Selon l’eurobaromètre, 34% des personnes interrogées en automne 2019 considéraient l’immigration comme le problème le plus important auquel doit faire face l’Union européenne. En Belgique, l’immigration arrivait au premier rang des préoccupations chez 44% des personnes sondées pour l’étude commandée par la Commission européenne.
L’historien Pol Delfosse rappelle que «depuis les origines les plus lointaines, l’Europe et la Belgique ont toujours été parcourues par des migrants à la recherche de nouveaux espaces. Pour fuir un danger ou pour trouver de nouvelles ressources».
«Le migrant n’est pas une calamité», souligne le professeur honoraire de l’Université libre de Bruxelles (ULB) dans son étude sur «Les flux migratoires en Belgique aux XIXe et XXe siècles», éditée par La Ligue de l’Enseignement et de l’Éducation permanente avec le soutien de la Fédération Wallonie-Bruxelles. «Le migrant n’est pas uniquement une force de travail. Il est aussi une force d’évolution culturelle qui fait avancer les sociétés qui l’accueillent. Et ceci dans tous les domaines des sciences, des arts, des sports et des cultures quotidiennes.»
La Wallonie réclamait des travailleurs
Au XIXe siècle, la Belgique est surtout une terre d’émigration. Mais en Wallonie, les mines de charbon et l’industrie sidérurgique naissante réclament de la main-d’œuvre. Des milliers de travailleurs viennent de Flandre, restée une région rurale et pauvre. D’autres arrivent des pays limitrophes.
Pendant l’entre-deux-guerres, l’État, qui avait laissé aux patrons la liberté d’embaucher, régule les apports étrangers selon les besoins et les crises économiques. Dès la fin de la Deuxième Guerre mondiale, l’exploitation des ressources charbonnières est devenue un atout majeur pour la reconstruction et la prospérité du pays. Elle exige un supplément de travailleurs. De 1945 à 1975, les autorités belges recrutent de la main-d’œuvre à l’extérieur des frontières.

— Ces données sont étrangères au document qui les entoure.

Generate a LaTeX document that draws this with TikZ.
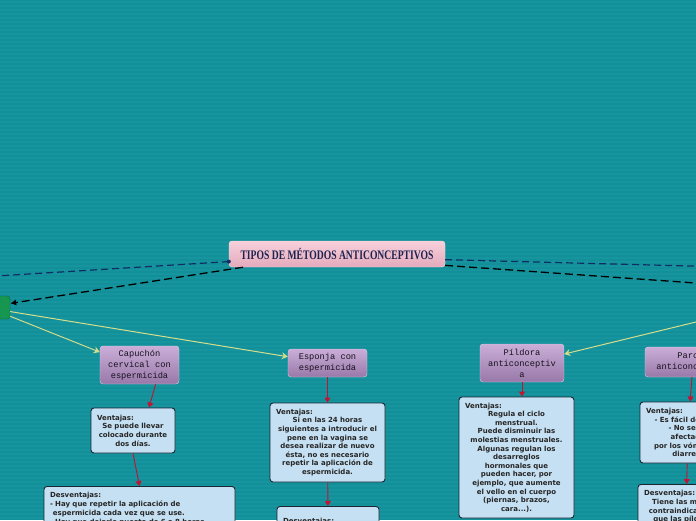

«Cette politique sera à l’origine d’importants flux migratoires», note Pol Delfosse. «Les démographes distinguent 3 phases. La première, de 1948 à 1974, est celle du recrutement de main-d’œuvre et des accords bilatéraux signés avec des États méditerranéens. À la crise pétrolière des années 1970 succède une période, de 1974 à 1985, pendant laquelle les gouvernements mettent fin au recrutement. Et s’efforcent de contrôler l’immigration. Ce qui aurait dû avoir comme conséquence une réduction du nombre d’étrangers sur le territoire. Il n’en fut rien à cause du regroupement familial. De la migration matrimoniale et de la migration clandestine et d’asile qui vont se substituer à la migration de travailleurs.»
La nationalité belge séduit
Vers 1985, débute une troisième phase qui couvre les deux premières décennies du XXIe siècle.
«Il s’agit d’une phase contradictoire qui se caractérise par une reprise de l’immigration», précise le chercheur. «Et par une volonté des gouvernements de maîtriser les flux migratoires. La reprise de l’immigration au cours de cette période s’explique par l’intensification des déplacements de populations en Europe à la suite des élargissements successifs de l’Union européenne. Par les entrées en Belgique de ressortissants venus d’Europe centrale et orientale. Les regroupements familiaux. L’entrée d’étudiants et de travailleurs. Et enfin l’arrivée plus récente de demandeurs d’asile venus d’Afrique subsaharienne ou d’Orient.»
À partir des années 1990, un grand nombre de travailleurs immigrés italiens, marocains et turcs nés à l’étranger, et leurs enfants nés à l’étranger ou en Belgique, optent pour la nationalité belge.
Un manque d’imagination
Pour l’historien, «les gouvernements belges de l’après-guerre ne semblent pas avoir imaginé les conséquences multiples, sociologiques, psychologiques et autres qu’impliquait l’arrivée sur le territoire de dizaines de milliers de personnes. Ayant des traditions de vie très différentes. Pratiquant des langues dialectales appartenant à d’autres familles linguistiques non-indo-européennes. Ou encore ayant une religion, l’islam, quasi-absente en Belgique».
«Ils n’ont pas non plus imaginé qu’en permettant le regroupement familial et l’immigration matrimoniale, il fallait envisager que ces immigrés économiques ne rentreraient plus dans leur pays.»
«Professeur dans un établissement du Nord de Bruxelles, j’ai vu arriver dans mes classes à partir des années 1970, nombre de ces adolescents dont le handicap linguistique et culturel était évident», raconte Pol Delfosse. «Notre système scolaire n’était pas préparé pour les accueillir. Et ainsi, d’échec en échec, nombre de ces élèves ont été dirigés vers l’enseignement professionnel. Et des écoles sont devenues des écoles ghettos.»